John Henry Walker 1851 – 1883

Equestrian, Vaulter, Juggler

The Era 6 February 1876John Henry Walker was born to Henry and Nancy (nee Samwell).  With both parents in the circus industry no doubt he learnt his trade from early childhood as the family travelled throughout Britain and the Continent with father Henry’s work as a slack-wire artiste.
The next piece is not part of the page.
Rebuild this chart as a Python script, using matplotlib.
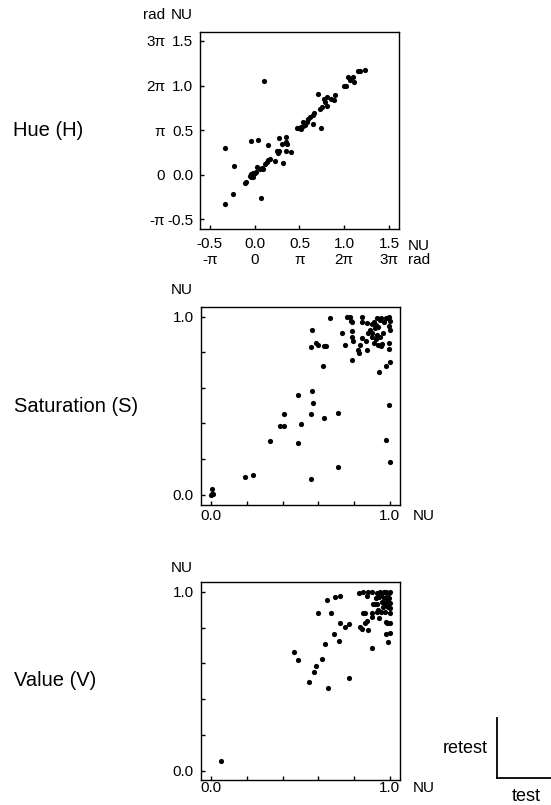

When Henry died in 1865 his mother posted a plea to fellow performers to take up her sons as apprentices.  The famous circus manager Pablo Fanque heeded the call and John and his brother William toured with Fanque until his death in 1871.  They went their separate ways in 1872 with John venturing to the Continent where he would establish a stellar career over the next few years.  In 1875 and 1876 he performed before the German Emperor, Crown Prince, and other Royal Family in Berlin.  By now he was specialising in a variety of acts, advertising himself as a Jockey Act Rider, equestrian juggler, champion Arabian vaulter, air diver, and twenty-horse driver.

Back in England in 1877 John was engaged with Hengler’s Grand Circus where he met fellow performer, his cousin Amy Samwells.  Two years later they married and performed in various circuses in England and the Continent. In 1880 John formed his own circus called Walker’s Grand Cirque.  It was a small cast comprising many of John’s former fellow performers but it did not attract the same level of acclaim that John received as a performer so it soon folded.
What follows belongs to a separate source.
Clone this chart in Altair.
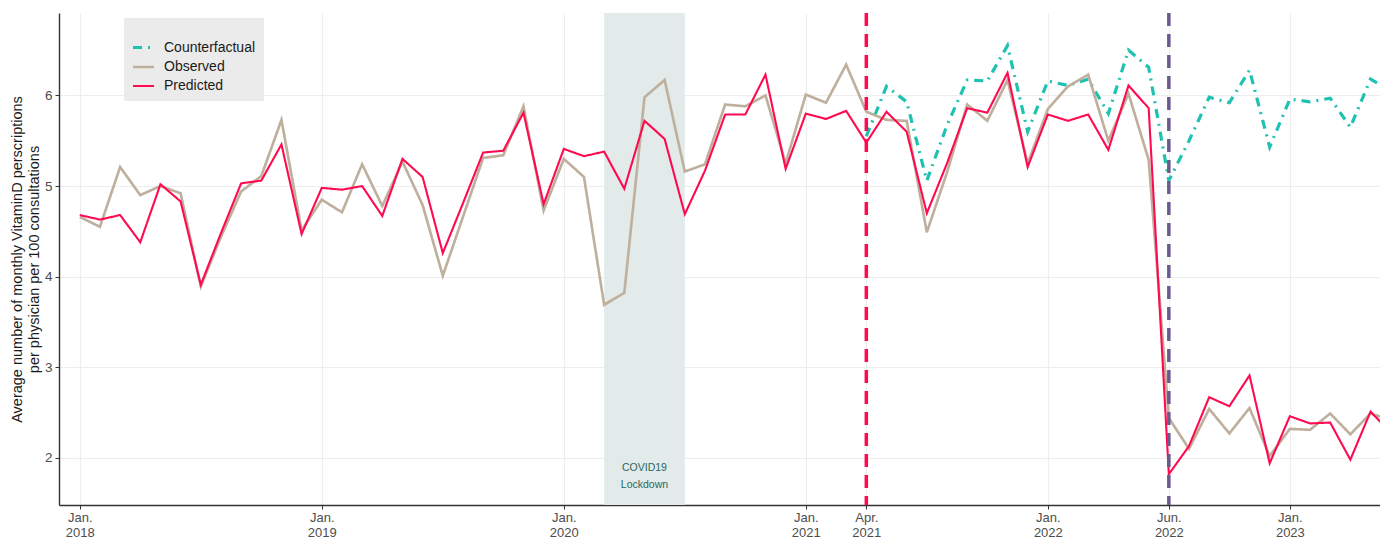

John and Amy’s successful careers were marred by tragedies in their personal lives.  Within a three year period Amy bore and lost three children. The tragedy continued as in early 1883 John fell ill with tuberculosis.  A few months later he died, aged 31.

John possessed great equestrian skills that were in demand from some of the top circuses of Britain and Europe.  His career lasted barely sixteen years until it was tragically cut short by death.  We are left to sadly ponder, if he had lived, what other fantastic feats and entertainments this very enterprising young man would have given future audiences.

(Advertisement notice from The Era 6 February 1876. Image © The British Library Board. All rights reserved. Image reproduced with kind permission of The British Newspaper Archive www.britishnewspaperarchive.co.uk.)

Text © Caroline Cavanagh 2017.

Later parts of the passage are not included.